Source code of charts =
>> Begin

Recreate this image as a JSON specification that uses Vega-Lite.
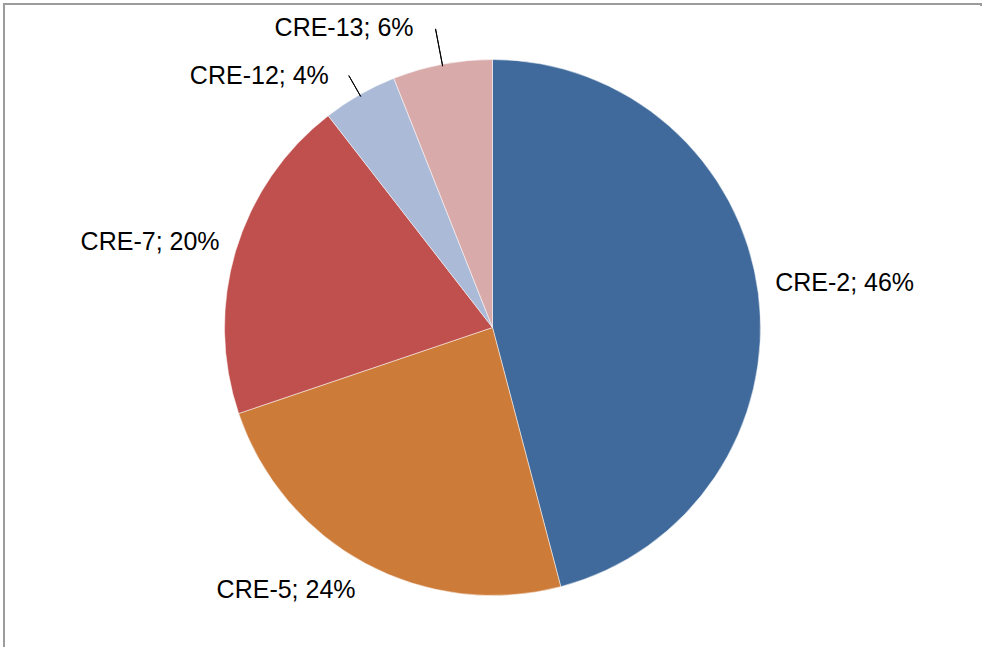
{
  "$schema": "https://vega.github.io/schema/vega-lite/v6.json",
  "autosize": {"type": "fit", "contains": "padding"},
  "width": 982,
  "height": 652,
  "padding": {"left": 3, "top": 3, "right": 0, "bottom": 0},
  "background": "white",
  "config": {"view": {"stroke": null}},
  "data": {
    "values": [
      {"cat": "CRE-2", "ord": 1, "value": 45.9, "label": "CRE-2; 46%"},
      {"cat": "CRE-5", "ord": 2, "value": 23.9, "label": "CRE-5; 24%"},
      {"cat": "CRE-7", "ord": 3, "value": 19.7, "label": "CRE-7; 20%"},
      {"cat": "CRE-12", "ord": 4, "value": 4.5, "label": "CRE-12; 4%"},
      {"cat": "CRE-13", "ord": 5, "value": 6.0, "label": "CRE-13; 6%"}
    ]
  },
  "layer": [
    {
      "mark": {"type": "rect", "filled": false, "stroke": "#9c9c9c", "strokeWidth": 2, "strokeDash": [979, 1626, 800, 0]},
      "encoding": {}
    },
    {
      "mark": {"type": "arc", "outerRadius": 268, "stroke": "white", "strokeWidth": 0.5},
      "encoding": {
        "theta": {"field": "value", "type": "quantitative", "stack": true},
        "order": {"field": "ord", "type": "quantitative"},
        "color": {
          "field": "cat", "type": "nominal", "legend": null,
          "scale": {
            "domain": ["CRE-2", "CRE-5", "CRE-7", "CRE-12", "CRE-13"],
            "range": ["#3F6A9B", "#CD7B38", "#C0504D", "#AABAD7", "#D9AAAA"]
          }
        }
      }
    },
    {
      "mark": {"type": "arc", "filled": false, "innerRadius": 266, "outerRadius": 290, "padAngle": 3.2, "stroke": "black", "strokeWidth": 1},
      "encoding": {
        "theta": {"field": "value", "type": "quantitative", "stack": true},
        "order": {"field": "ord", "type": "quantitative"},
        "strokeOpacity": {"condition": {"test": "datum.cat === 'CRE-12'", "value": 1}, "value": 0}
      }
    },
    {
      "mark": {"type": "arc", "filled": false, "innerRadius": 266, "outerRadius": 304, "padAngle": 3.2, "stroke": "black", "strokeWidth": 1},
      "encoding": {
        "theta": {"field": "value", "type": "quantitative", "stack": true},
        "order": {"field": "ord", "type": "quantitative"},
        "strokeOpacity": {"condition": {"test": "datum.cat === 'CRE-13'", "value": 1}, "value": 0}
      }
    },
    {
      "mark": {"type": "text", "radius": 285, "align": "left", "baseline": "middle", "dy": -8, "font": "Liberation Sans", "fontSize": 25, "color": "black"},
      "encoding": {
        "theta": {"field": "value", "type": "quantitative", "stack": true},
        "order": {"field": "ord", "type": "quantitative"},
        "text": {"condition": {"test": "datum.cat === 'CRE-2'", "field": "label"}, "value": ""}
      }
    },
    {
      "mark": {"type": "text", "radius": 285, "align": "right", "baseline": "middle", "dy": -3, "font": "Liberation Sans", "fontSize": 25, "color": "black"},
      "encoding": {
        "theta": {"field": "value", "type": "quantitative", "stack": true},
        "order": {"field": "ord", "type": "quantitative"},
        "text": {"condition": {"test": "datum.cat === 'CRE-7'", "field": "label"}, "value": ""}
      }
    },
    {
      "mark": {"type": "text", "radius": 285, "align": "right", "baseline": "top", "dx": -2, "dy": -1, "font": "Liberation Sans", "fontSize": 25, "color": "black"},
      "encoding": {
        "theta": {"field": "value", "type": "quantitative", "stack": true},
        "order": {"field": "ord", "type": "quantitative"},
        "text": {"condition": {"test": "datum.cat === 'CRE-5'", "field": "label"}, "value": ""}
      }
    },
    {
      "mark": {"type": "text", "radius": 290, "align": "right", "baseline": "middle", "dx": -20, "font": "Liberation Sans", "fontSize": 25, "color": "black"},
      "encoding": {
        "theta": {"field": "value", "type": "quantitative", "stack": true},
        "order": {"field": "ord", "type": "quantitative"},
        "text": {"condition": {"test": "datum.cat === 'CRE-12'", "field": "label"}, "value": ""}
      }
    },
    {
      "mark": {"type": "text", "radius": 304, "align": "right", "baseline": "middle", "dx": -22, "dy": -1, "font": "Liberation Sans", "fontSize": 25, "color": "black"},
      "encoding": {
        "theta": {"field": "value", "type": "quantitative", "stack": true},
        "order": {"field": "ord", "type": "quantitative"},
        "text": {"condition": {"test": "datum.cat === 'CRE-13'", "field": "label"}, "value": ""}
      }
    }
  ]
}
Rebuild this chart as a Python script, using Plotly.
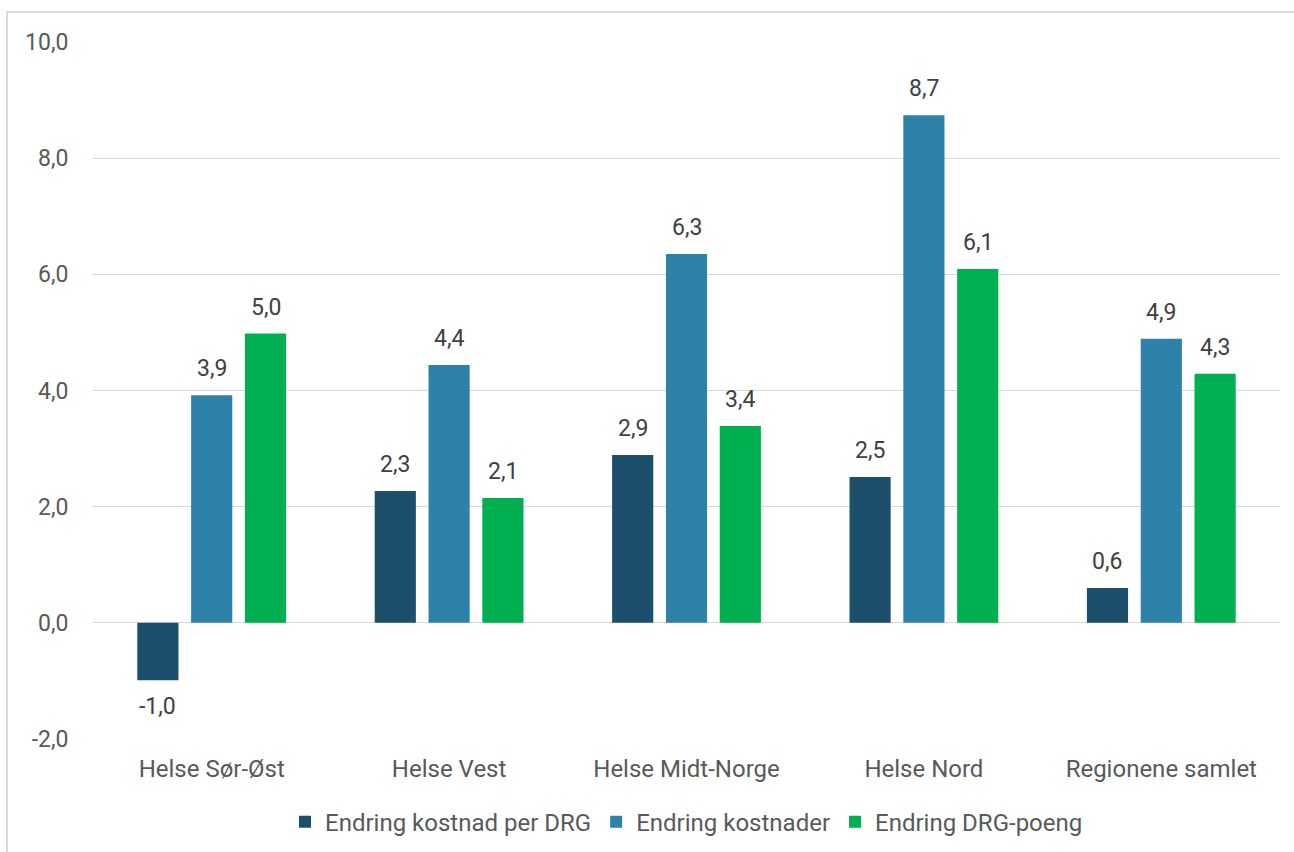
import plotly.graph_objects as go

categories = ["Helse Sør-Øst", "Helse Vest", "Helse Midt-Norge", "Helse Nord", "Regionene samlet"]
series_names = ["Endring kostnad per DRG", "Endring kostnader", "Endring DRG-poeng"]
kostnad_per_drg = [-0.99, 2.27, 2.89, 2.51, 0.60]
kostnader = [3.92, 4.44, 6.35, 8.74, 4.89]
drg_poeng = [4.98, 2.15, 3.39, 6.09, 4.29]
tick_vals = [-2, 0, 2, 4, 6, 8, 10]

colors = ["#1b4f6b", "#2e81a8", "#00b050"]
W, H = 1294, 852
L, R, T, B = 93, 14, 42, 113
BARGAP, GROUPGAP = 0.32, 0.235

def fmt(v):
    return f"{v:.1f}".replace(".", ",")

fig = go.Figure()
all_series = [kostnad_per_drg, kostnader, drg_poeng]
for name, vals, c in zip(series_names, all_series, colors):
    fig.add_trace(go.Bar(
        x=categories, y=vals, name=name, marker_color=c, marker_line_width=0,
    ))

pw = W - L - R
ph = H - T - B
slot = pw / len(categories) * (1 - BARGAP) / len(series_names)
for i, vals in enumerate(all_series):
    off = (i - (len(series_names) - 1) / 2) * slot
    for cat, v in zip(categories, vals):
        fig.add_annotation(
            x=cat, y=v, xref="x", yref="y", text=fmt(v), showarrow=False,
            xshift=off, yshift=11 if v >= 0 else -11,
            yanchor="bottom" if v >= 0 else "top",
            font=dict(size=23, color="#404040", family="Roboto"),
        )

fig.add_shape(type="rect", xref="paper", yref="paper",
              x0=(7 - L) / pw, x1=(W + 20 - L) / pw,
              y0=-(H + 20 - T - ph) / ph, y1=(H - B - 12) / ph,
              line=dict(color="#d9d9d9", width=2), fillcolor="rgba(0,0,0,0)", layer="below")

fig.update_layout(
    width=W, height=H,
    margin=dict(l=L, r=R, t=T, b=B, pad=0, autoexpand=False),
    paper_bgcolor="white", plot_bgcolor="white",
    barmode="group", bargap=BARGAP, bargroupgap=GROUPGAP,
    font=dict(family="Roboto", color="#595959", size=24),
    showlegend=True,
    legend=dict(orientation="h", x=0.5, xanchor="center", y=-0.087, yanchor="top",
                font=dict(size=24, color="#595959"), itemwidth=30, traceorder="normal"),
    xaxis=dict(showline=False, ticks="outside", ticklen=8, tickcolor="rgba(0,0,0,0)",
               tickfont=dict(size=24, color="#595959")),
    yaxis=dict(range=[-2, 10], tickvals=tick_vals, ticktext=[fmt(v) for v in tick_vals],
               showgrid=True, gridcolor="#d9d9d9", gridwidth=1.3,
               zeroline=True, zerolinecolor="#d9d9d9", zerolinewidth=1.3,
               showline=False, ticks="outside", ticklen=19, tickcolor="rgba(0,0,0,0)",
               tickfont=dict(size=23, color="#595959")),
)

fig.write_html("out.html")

>> End

YOUR GOAL =
Using the data above, print every line exactly, omitting pictures.

FULL RESPONSE =
Recreate this image as a JSON specification that uses Vega-Lite.
{
  "$schema": "https://vega.github.io/schema/vega-lite/v6.json",
  "autosize": {"type": "fit", "contains": "padding"},
  "width": 982,
  "height": 652,
  "padding": {"left": 3, "top": 3, "right": 0, "bottom": 0},
  "background": "white",
  "config": {"view": {"stroke": null}},
  "data": {
    "values": [
      {"cat": "CRE-2", "ord": 1, "value": 45.9, "label": "CRE-2; 46%"},
      {"cat": "CRE-5", "ord": 2, "value": 23.9, "label": "CRE-5; 24%"},
      {"cat": "CRE-7", "ord": 3, "value": 19.7, "label": "CRE-7; 20%"},
      {"cat": "CRE-12", "ord": 4, "value": 4.5, "label": "CRE-12; 4%"},
      {"cat": "CRE-13", "ord": 5, "value": 6.0, "label": "CRE-13; 6%"}
    ]
  },
  "layer": [
    {
      "mark": {"type": "rect", "filled": false, "stroke": "#9c9c9c", "strokeWidth": 2, "strokeDash": [979, 1626, 800, 0]},
      "encoding": {}
    },
    {
      "mark": {"type": "arc", "outerRadius": 268, "stroke": "white", "strokeWidth": 0.5},
      "encoding": {
        "theta": {"field": "value", "type": "quantitative", "stack": true},
        "order": {"field": "ord", "type": "quantitative"},
        "color": {
          "field": "cat", "type": "nominal", "legend": null,
          "scale": {
            "domain": ["CRE-2", "CRE-5", "CRE-7", "CRE-12", "CRE-13"],
            "range": ["#3F6A9B", "#CD7B38", "#C0504D", "#AABAD7", "#D9AAAA"]
          }
        }
      }
    },
    {
      "mark": {"type": "arc", "filled": false, "innerRadius": 266, "outerRadius": 290, "padAngle": 3.2, "stroke": "black", "strokeWidth": 1},
      "encoding": {
        "theta": {"field": "value", "type": "quantitative", "stack": true},
        "order": {"field": "ord", "type": "quantitative"},
        "strokeOpacity": {"condition": {"test": "datum.cat === 'CRE-12'", "value": 1}, "value": 0}
      }
    },
    {
      "mark": {"type": "arc", "filled": false, "innerRadius": 266, "outerRadius": 304, "padAngle": 3.2, "stroke": "black", "strokeWidth": 1},
      "encoding": {
        "theta": {"field": "value", "type": "quantitative", "stack": true},
        "order": {"field": "ord", "type": "quantitative"},
        "strokeOpacity": {"condition": {"test": "datum.cat === 'CRE-13'", "value": 1}, "value": 0}
      }
    },
    {
      "mark": {"type": "text", "radius": 285, "align": "left", "baseline": "middle", "dy": -8, "font": "Liberation Sans", "fontSize": 25, "color": "black"},
      "encoding": {
        "theta": {"field": "value", "type": "quantitative", "stack": true},
        "order": {"field": "ord", "type": "quantitative"},
        "text": {"condition": {"test": "datum.cat === 'CRE-2'", "field": "label"}, "value": ""}
      }
    },
    {
      "mark": {"type": "text", "radius": 285, "align": "right", "baseline": "middle", "dy": -3, "font": "Liberation Sans", "fontSize": 25, "color": "black"},
      "encoding": {
        "theta": {"field": "value", "type": "quantitative", "stack": true},
        "order": {"field": "ord", "type": "quantitative"},
        "text": {"condition": {"test": "datum.cat === 'CRE-7'", "field": "label"}, "value": ""}
      }
    },
    {
      "mark": {"type": "text", "radius": 285, "align": "right", "baseline": "top", "dx": -2, "dy": -1, "font": "Liberation Sans", "fontSize": 25, "color": "black"},
      "encoding": {
        "theta": {"field": "value", "type": "quantitative", "stack": true},
        "order": {"field": "ord", "type": "quantitative"},
        "text": {"condition": {"test": "datum.cat === 'CRE-5'", "field": "label"}, "value": ""}
      }
    },
    {
      "mark": {"type": "text", "radius": 290, "align": "right", "baseline": "middle", "dx": -20, "font": "Liberation Sans", "fontSize": 25, "color": "black"},
      "encoding": {
        "theta": {"field": "value", "type": "quantitative", "stack": true},
        "order": {"field": "ord", "type": "quantitative"},
        "text": {"condition": {"test": "datum.cat === 'CRE-12'", "field": "label"}, "value": ""}
      }
    },
    {
      "mark": {"type": "text", "radius": 304, "align": "right", "baseline": "middle", "dx": -22, "dy": -1, "font": "Liberation Sans", "fontSize": 25, "color": "black"},
      "encoding": {
        "theta": {"field": "value", "type": "quantitative", "stack": true},
        "order": {"field": "ord", "type": "quantitative"},
        "text": {"condition": {"test": "datum.cat === 'CRE-13'", "field": "label"}, "value": ""}
      }
    }
  ]
}
Rebuild this chart as a Python script, using Plotly.
import plotly.graph_objects as go

categories = ["Helse Sør-Øst", "Helse Vest", "Helse Midt-Norge", "Helse Nord", "Regionene samlet"]
series_names = ["Endring kostnad per DRG", "Endring kostnader", "Endring DRG-poeng"]
kostnad_per_drg = [-0.99, 2.27, 2.89, 2.51, 0.60]
kostnader = [3.92, 4.44, 6.35, 8.74, 4.89]
drg_poeng = [4.98, 2.15, 3.39, 6.09, 4.29]
tick_vals = [-2, 0, 2, 4, 6, 8, 10]

colors = ["#1b4f6b", "#2e81a8", "#00b050"]
W, H = 1294, 852
L, R, T, B = 93, 14, 42, 113
BARGAP, GROUPGAP = 0.32, 0.235

def fmt(v):
    return f"{v:.1f}".replace(".", ",")

fig = go.Figure()
all_series = [kostnad_per_drg, kostnader, drg_poeng]
for name, vals, c in zip(series_names, all_series, colors):
    fig.add_trace(go.Bar(
        x=categories, y=vals, name=name, marker_color=c, marker_line_width=0,
    ))

pw = W - L - R
ph = H - T - B
slot = pw / len(categories) * (1 - BARGAP) / len(series_names)
for i, vals in enumerate(all_series):
    off = (i - (len(series_names) - 1) / 2) * slot
    for cat, v in zip(categories, vals):
        fig.add_annotation(
            x=cat, y=v, xref="x", yref="y", text=fmt(v), showarrow=False,
            xshift=off, yshift=11 if v >= 0 else -11,
            yanchor="bottom" if v >= 0 else "top",
            font=dict(size=23, color="#404040", family="Roboto"),
        )

fig.add_shape(type="rect", xref="paper", yref="paper",
              x0=(7 - L) / pw, x1=(W + 20 - L) / pw,
              y0=-(H + 20 - T - ph) / ph, y1=(H - B - 12) / ph,
              line=dict(color="#d9d9d9", width=2), fillcolor="rgba(0,0,0,0)", layer="below")

fig.update_layout(
    width=W, height=H,
    margin=dict(l=L, r=R, t=T, b=B, pad=0, autoexpand=False),
    paper_bgcolor="white", plot_bgcolor="white",
    barmode="group", bargap=BARGAP, bargroupgap=GROUPGAP,
    font=dict(family="Roboto", color="#595959", size=24),
    showlegend=True,
    legend=dict(orientation="h", x=0.5, xanchor="center", y=-0.087, yanchor="top",
                font=dict(size=24, color="#595959"), itemwidth=30, traceorder="normal"),
    xaxis=dict(showline=False, ticks="outside", ticklen=8, tickcolor="rgba(0,0,0,0)",
               tickfont=dict(size=24, color="#595959")),
    yaxis=dict(range=[-2, 10], tickvals=tick_vals, ticktext=[fmt(v) for v in tick_vals],
               showgrid=True, gridcolor="#d9d9d9", gridwidth=1.3,
               zeroline=True, zerolinecolor="#d9d9d9", zerolinewidth=1.3,
               showline=False, ticks="outside", ticklen=19, tickcolor="rgba(0,0,0,0)",
               tickfont=dict(size=23, color="#595959")),
)

fig.write_html("out.html")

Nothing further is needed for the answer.